La constante de Hubble est déterminée par l’étude d’étoiles variables dont la période de variation d’éclat est connue : les céphéides. En connaissant leur période de variation, il est ensuite possible de déterminer leur distance et donc la vitesse à laquelle elles s’éloignent de notre galaxie. Plusieurs mesures de cette constante ont été réalisées par diverses missions (Planck, Hubble, WMAP, H0liCOW…) depuis le début des années 2000.
Lancée en 2009, la mission Planck avait pour mission d’analyser et d’étudier en profondeur le fond diffus cosmologique, c’est-à-dire le flux de photons émis 380’000 ans après le Big Bang. Les données recueillies (rendues publiques en mars 2013) ont permis au satellite de déterminer une valeur précise de 67.8 (km/s)/Mpc pour la constante de Hubble. Cependant, dans une étude acceptée pour publication dans The Astrophysical Journal, une équipe d’astrophysiciens dirigée par Adam. G. Reiss en propose une nouvelle valeur bien supérieure.
En utilisant le satellite Hubble, les auteurs ont en effet déterminé une nouvelle valeur égale à 73.48+/-1.66 (km/s)Mpc, soit 9% plus élevée que celle mesurée par Planck. De précédentes valeurs, également supérieures, avaient déjà été obtenues par Hubble mais comportaient d’importantes incertitudes de mesure. Cependant, cette fois-ci, en calibrant plus finement le télescope de manière à affiner la mesure des parallaxes de neuf céphéides situées entre 1.7 et 3.6 kpc de la Terre, les astrophysiciens ont réussi à réduire l’incertitude en dessous des 2.3%. Une valeur bien inférieure à l’objectif initial de Hubble qui était de déterminer la constante de Hubble avec une incertitude de 10%.
Grâce à cette nouvelle précision, les chercheurs ont donc la confirmation que la dynamique de l’expansion de l’univers primitif était bien différente de sa dynamique actuelle.
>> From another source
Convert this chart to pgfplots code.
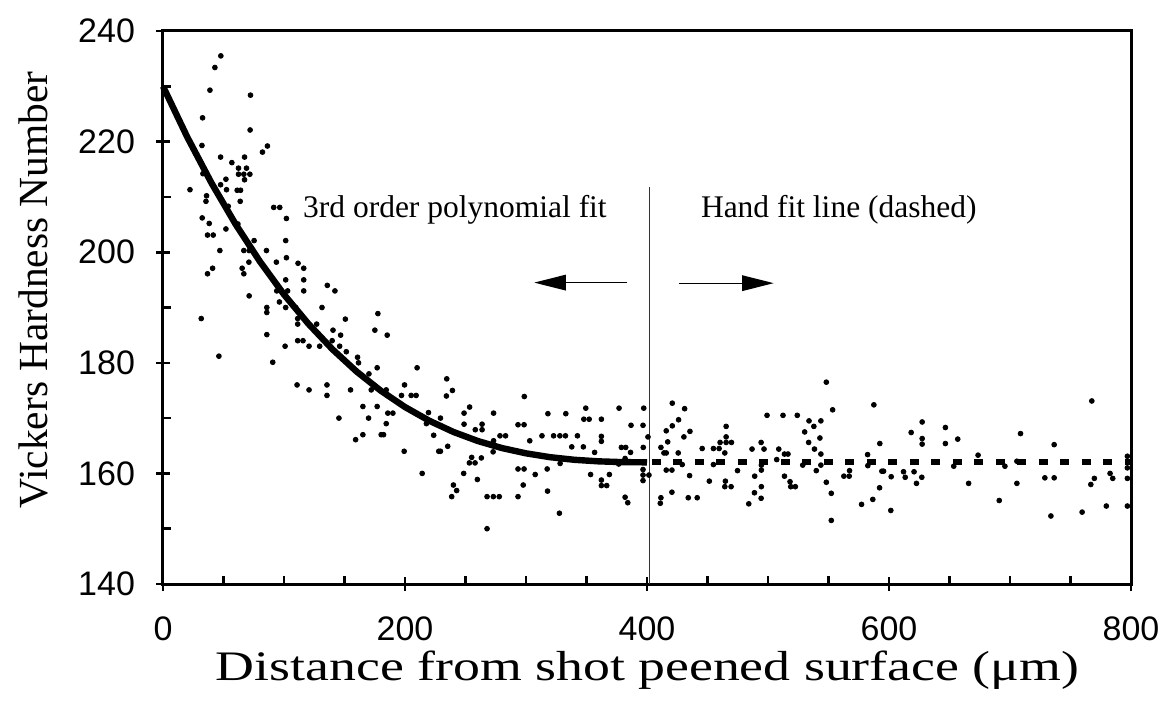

En revanche, cela confirme également l’épineux problème que les scientifiques avaient déjà soulevé il y a quelques années : pour quelles raisons les données de Planck et de Hubble divergent-elles aussi drastiquement ?
« Les deux résultats ont chacun été confirmés à de multiples reprises, donc à moins qu’il s’agisse d’une série d’erreurs de mesures sans rapport les unes avec les autres, il est fort probable qu’il s’agisse d’un véritable phénomène propre à l’univers » explique Adam Reiss, chercheur au Space Telescope Science Institute. Si les mesures de Planck et de Hubble sont toutes les deux correctes, alors nos modèles théoriques devront être sérieusement révisés. Les physiciens ont déjà commencé à s’aventurer dans le développement de certaines hypothèses.
L’une d’elles concerne l’énergie noire. Celle-ci, en plus d’être à l’origine de l’accélération de l’expansion, subirait elle-même une accélération intrinsèque. L’expansion accélérait donc toujours plus vite selon un taux exponentiellement croissant. Une autre hypothèse fait intervenir les neutrinos stériles ; uniquement sensibles à la gravité, ces neutrinos particuliers se propageraient à une vitesse ultra-relativiste et affecteraient ainsi la dynamique de l’univers. Enfin, une autre affirme que cette divergence de valeurs pourrait être due à une importante sous-estimation de la densité d’énergie de la matière noire.
Chacune de ces explications, si elles s’avéraient correctes, nécessiterait une refonte complète de notre modèle cosmologique. Néanmoins, de nombreuses observations doivent encore être menées pour ne serait-ce que commencer à conforter l’une d’elles. De quoi nous assurer un foisonnement de découvertes dans les années à venir.